For my friend, his journey was difficult and I have such respect for him. I felt the pain in his struggle and, while I could not relate to having to “come out” to anyone, I connected my journey here with my blog as a coming out of sorts because I am revealing my truth to the world. I am allowing others to see me for who I really am rather than hide behind some fictionalized reality of my life. I would never compare my trek or my struggles to those of my friends who face persecution again and again but I do relate to the freedom and liberation that comes from being honest and living a truthful life.
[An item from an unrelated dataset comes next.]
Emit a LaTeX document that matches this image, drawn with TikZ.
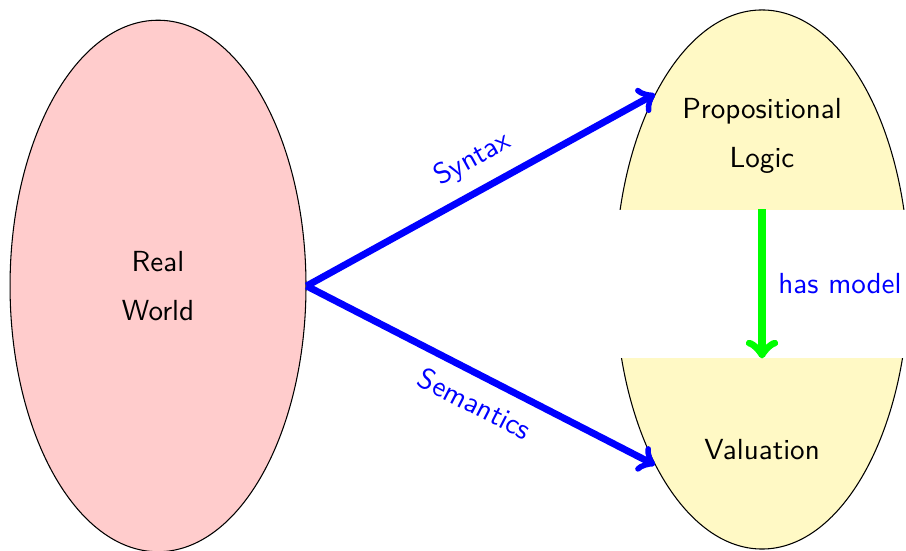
\documentclass[tikz,border=0pt,11pt]{standalone}
\usetikzlibrary{shapes.geometric}
\definecolor{worldpink}{RGB}{255,204,204}
\definecolor{logicyellow}{RGB}{255,249,197}

\begin{document}
\begin{tikzpicture}[font=\sffamily,
                    worldnode/.style={ellipse, draw=black, fill=worldpink, minimum width=3.92cm, minimum height=7.04cm, inner sep=0pt},
                    logicnode/.style={ellipse, draw=black, fill=logicyellow, minimum width=3.89cm, minimum height=7.14cm, inner sep=0pt},
                    labeltext/.style={align=center},
                    mapline/.style={blue, line width=2.6pt, ->},
                    modelline/.style={green, line width=3.1pt, ->},
                ]
                    \useasboundingbox (-2.093,-3.51) rectangle (9.907,3.788);

                    %Nodes
                    \node[worldnode](world) at (0,0) {};
                    \node[logicnode](formal) at (8,0.086) {};
                    \node[fill=white, minimum width=4.2cm, minimum height=1.96cm, inner sep=0pt](gap) at (8,0.027) {};

                    \node[labeltext](worldtext) at (world.center) {Real\\[5pt]World};
                    \node[labeltext](logictext) at (8,1.99) {Propositional\\[5pt]Logic};
                    \node[labeltext](valtext) at (8,-2.17) {Valuation};

                    %Lines
                    \draw[mapline](world.east) -- node[pos=0.52, sloped, above=1.5pt]{Syntax} (formal.120);
                    \draw[mapline](world.east) -- node[pos=0.52, sloped, below=1.5pt]{Semantics} (formal.240);
                    \draw[modelline](gap.north -| formal.center) -- node[right=1pt, blue]{has model} (gap.south -| formal.center);
                \end{tikzpicture}
\end{document}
Today I was on a hike with my kids and my younger son, after watching me cut up my legs in a brush of thorns, asked me about the tattoo I have on my right ankle. It is a Japanese symbol that means truth. He wanted to know if I knew what it meant and, upon learning that it was truth, he asked me why I chose that. Never missing the opportunity for a teachable moment with my kids, I told him it was because I believe that we have to accept ourselves and be honest with the world about who we are. He nodded his head in agreement when I said it but I know he didn’t understand the depth and gravity of my words. He loves my gay best friend like an uncle, he cherishes all the wonderful friends we have who are same-sex couples and he never considers for one second that there might have been a time when they were in hiding, not able to live their truth. He assumes we live in a world where it is always ok to be whomever you are. Sure, he’s 9 and blissfully naive. However, my hope – my eternal wish – is that if I had to write that blog post again, I would just simply write – My Best Friend.